>> start Information shown

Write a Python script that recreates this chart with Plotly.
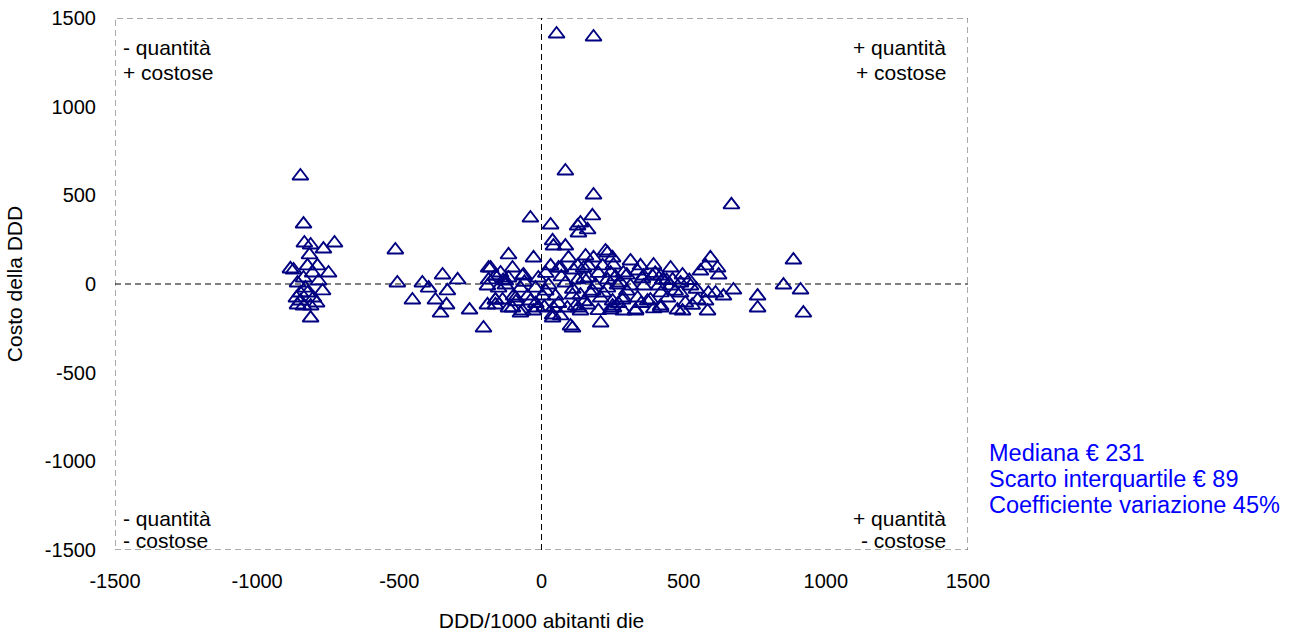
import plotly.graph_objects as go

# DDD/1000 abitanti die (scarto dalla media) e costo della DDD (scarto dalla media)
ddd = [
    -848, -837, -834, -812, -767, -728, -816, -872, -823, -788, -749, -837, -805, -784,
    -858, -823, -770, -848, -802, -858, -837, -812, -812, -883, -862, -830, -848, -791,
    -514, -507, -454, -419, -397, -373, -348, -331, -334, -355, -295, -253, -204, -186,
    -186, -190, -162, -162,
    -116, -28, -179, -102, -162, -127, -67, -11, -190, -151, -74, -21, -98, -162, -49,
    4, -116, -67, -14, -137, -39, 32, 39, 84, 127, 95, 60, 102, -144, -116, -63, -127,
    -91, -39, -162, -102, -74, -28, 39, 91,
    53, 183, 84, 183, 179, 137, 130, 162, 668, 886,
    155, 183, 232, 313, 348, 394, 113, 148, 215, 253, 288, 338, 390, 426, 127, 165, 190,
    232, 232, 278, 313, 359, 412, 137, 172, 208, 250, 288, 338, 373, 120, 162, 250, 288,
    331, 419, 137, 208,
    42, 225, 32, 67, 127, 165, 243, 25, 84, 49, 109, 218, 42, 130, 243, 39, 67, 109,
    250, 454, 359, 419, 461, 267, 454, 285, 383, 443, 253, 331, 419, 478,
    594, 577, 619, 559, 623, 496, 489, 524, 587, 640, 675, 549, 612, 489, 506, 496, 584,
    851, 911, 760, 760, 921, 577,
    -60, -135, 15, 70, 150, 200, 260, 300, 355, 400, 440, 520, 545, 15, 110, 180, 300,
    420, 470, -90, -20, 60, 150, 270, 350, 10, 200, 395, 530,
]
costo = [
    609, 338, 231, 220, 197, 231, 164, 79, 102, 102, 62, 34, 62, 17,
    6, -51, -39, -96, -79, -118, -124, -124, -192, 85, -79, -23, -51, -107,
    192, 6, -90, 6, -23, -90, 51, -39, -118, -164, 23, -147, -248, 90,
    23, -118, 45, -90,
    164, 147, 90, 90, 45, 17, 45, 34, -11, -23, -23, -23, -68, -90, -68,
    -68, -135, -152, -135, -90, 372, 333, 243, 214, 327, 147, 90, -237, 62, 34, 51, -6,
    -79, -96, -118, -135, -164, -152, -175, -135,
    1410, 1393, 637, 502, 384, 344, 288, 305, 446, 135,
    158, 147, 175, 130, 102, 107, 79, 90, 102, 107, 62, 73, 45, 23, 23, 34, -6,
    23, -23, 6, -11, -11, -11, -62, -51, -79, -96, -79, -79, -96, -124, -118, -124, -152,
    -152, -124, -152, -220,
    214, 186, 102, 90, 102, 102, 62, -6, 6, -68, -62, -51, -135, -135, -147, -192, -180, -248,
    147, 90, 45, 45, 23, -6, -11, -90, -90, -79, -135, -147, -135, -147,
    147, 102, 90, 73, 51, 51, 6, -11, -51, -68, -34, -90, -51, -51, -107, -152, -152,
    -6, -34, -68, -135, -164, -96,
    10, 20, 60, 40, 30, 60, 40, 50, 30, 60, 20, 20, -30, -40, -30, -40, -40,
    -50, -40, -100, -110, -110, -100, -110, -110, -130, -150, -140, -120,
]

tick_vals = [-1500, -1000, -500, 0, 500, 1000, 1500]
tick_text = [str(v) for v in tick_vals]
quadranti = [
    ("- quantità", "+ costose", "left", 0.007),
    ("+ quantità", "+ costose", "right", 0.9765),
]
quadranti_bassi = [
    ("- quantità", "- costose", "left", 0.007),
    ("+ quantità", "- costose", "right", 0.9765),
]
statistiche = ["Mediana € 231", "Scarto interquartile € 89", "Coefficiente variazione 45%"]

FONT = "Liberation Sans, Arial, sans-serif"

fig = go.Figure()
fig.add_trace(go.Scatter(
    x=ddd, y=costo, mode="markers",
    marker=dict(symbol="triangle-up-open", size=14, color="#000080",
                line=dict(width=1.9, color="#000080")),
    showlegend=False, hoverinfo="x+y",
))

axis_common = dict(
    tickvals=tick_vals, ticktext=tick_text, showgrid=False, zeroline=False, showline=False,
    ticks="outside", tickcolor="rgba(0,0,0,0)", automargin=False,
    tickfont=dict(family=FONT, size=20, color="black"),
    range=[-1500, 1500],
)
fig.update_xaxes(**axis_common, ticklen=13,
                 title=dict(text="DDD/1000 abitanti die", standoff=22,
                            font=dict(family=FONT, size=21, color="black")))
fig.update_yaxes(**axis_common, ticklen=14,
                 title=dict(text="Costo della DDD", standoff=16,
                            font=dict(family=FONT, size=21, color="black")))

# frame and quadrant lines, dashed
fig.add_shape(type="rect", xref="x", yref="y", x0=-1500, x1=1500, y0=-1500, y1=1500,
              line=dict(color="#555555", width=1, dash="6px,4px"), layer="below")
fig.add_shape(type="line", xref="x", yref="y", x0=-1500, x1=1500, y0=0, y1=0,
              line=dict(color="black", width=1, dash="6px,4px"), layer="below")
fig.add_shape(type="line", xref="x", yref="y", x0=0, x1=0, y0=-1500, y1=1500,
              line=dict(color="black", width=1, dash="6px,4px"), layer="below")

ann = []
for l1, l2, align, xp in quadranti:
    for txt, yp in ((l1, 0.945), (l2, 0.898)):
        ann.append(dict(text=txt, x=xp, y=yp, xref="paper", yref="paper",
                        xanchor=align, yanchor="middle", showarrow=False,
                        font=dict(family=FONT, size=21, color="black")))
for l1, l2, align, xp in quadranti_bassi:
    for txt, yp in ((l1, 0.060), (l2, 0.017)):
        ann.append(dict(text=txt, x=xp, y=yp, xref="paper", yref="paper",
                        xanchor=align, yanchor="middle", showarrow=False,
                        font=dict(family=FONT, size=21, color="black")))
for txt, yp in zip(statistiche, (0.182, 0.1335, 0.0846)):
    ann.append(dict(text=txt, x=1.0223, y=yp, xref="paper", yref="paper",
                    xanchor="left", yanchor="middle", showarrow=False,
                    font=dict(family=FONT, size=23.5, color="#0000FF")))

fig.update_layout(
    width=1298, height=637,
    margin=dict(l=115, r=330, t=18, b=87),
    paper_bgcolor="white", plot_bgcolor="white",
    annotations=ann,
    font=dict(family=FONT),
)

fig.write_html("out.html")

>> end Information shown

### Directions
Restate, line by line and word for word, everything from the top of the material through the line that contains "import plotly.graph_objects as go". Leave pictures out.

### Reply to the exercise
Write a Python script that recreates this chart with Plotly.
import plotly.graph_objects as go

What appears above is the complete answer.